The new provision lowers the three years to two years, allowing part-time employees to participate in the plan sooner. This could affect employers who maintain Individual 401(k) plans and hire part-time employees. This provision will go into effect in 2025.
Employers may rely on an employee’s self-certification for hardship distributions. The employer may also rely on the employee’s self-certification that the hardship distribution is not more than the actual amount needed for the hardship. This provision is effective immediately.
Community property rules will no longer influence inequities when spouses own two separate businesses in community property states.
Previously, when spouses each had their own businesses, and they resided in a community property state, both organizations would be pulled in for controlled group determination. This meant that in some cases, only one plan had to cover both businesses, even if they were two separate businesses.
Under the new provisions, each spouse’s business would remain separate – even in community property states. This would allow each self-employed or business owner spouse to choose a tax-advantaged plan for themselves, regardless of the business structure or number of employees of their spouse.
The new provision would remain in place even in the case where the couple has a child under the age of 18. It is effective for plan years beginning in 2024.

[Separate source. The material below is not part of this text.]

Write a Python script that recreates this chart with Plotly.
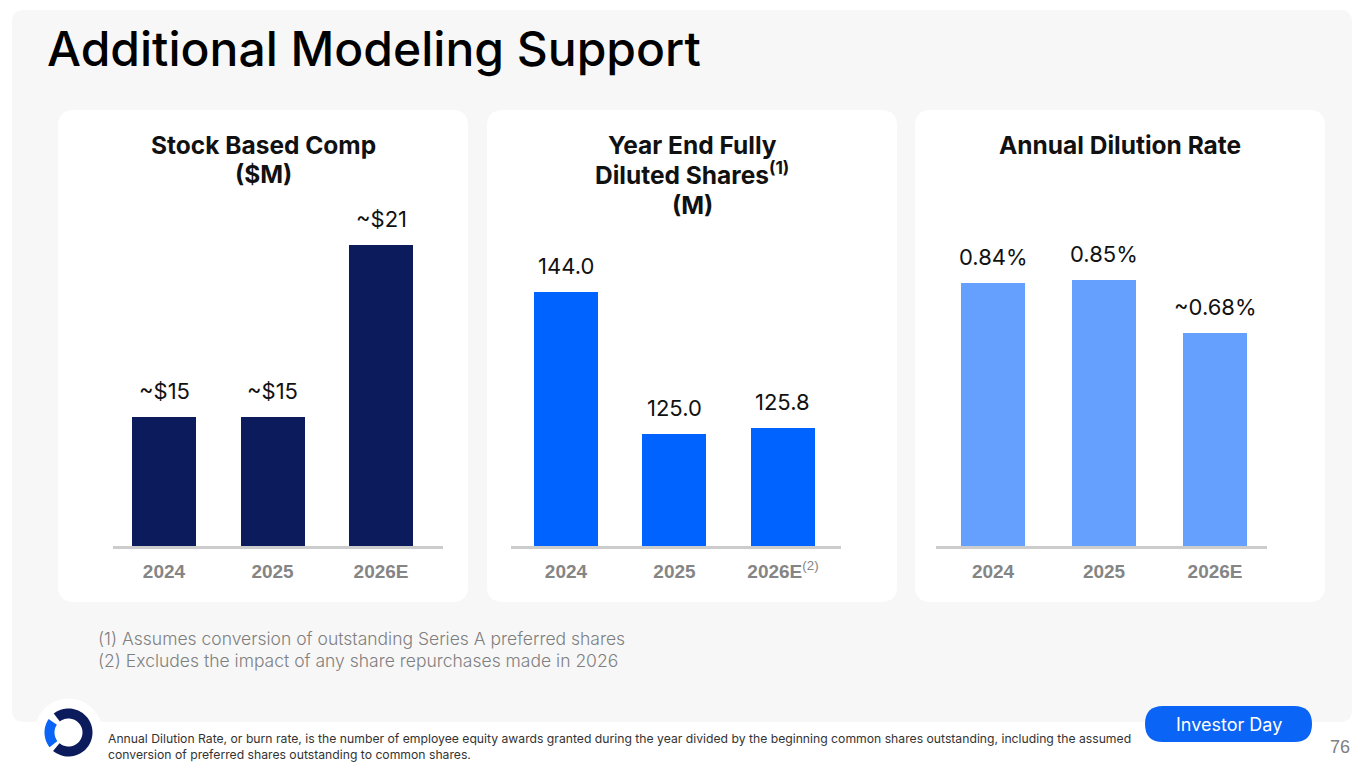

The SECURE Act allowed employers to establish their 401(k) plan up until their tax return due date, plus extensions. The latest provision affirms that a small business owner who adopts their plan by their tax return due date (plus extensions) will be allowed to defer into the plan, making the deferral effective as of the last day of the plan year. This provision is effective immediately.
Non-responsive, terminated participants of a 401(k) plan who had a balance of new contributions with less than $5,000 but greater than $1,000 may have their balances rolled over to an eligible IRA custodian. This threshold has been increased from $5,000 to $7,000. This provision will go into effect in 2024.
Effective in 2024, pre-death RMDs in 401(k) plans will no longer be placed in account-designated Roth accounts when calculating RMDs.
The effective dates of these provisions vary. If you have additional questions about what the provisions could mean for your investment strategy, consult your financial, legal, or tax advisor.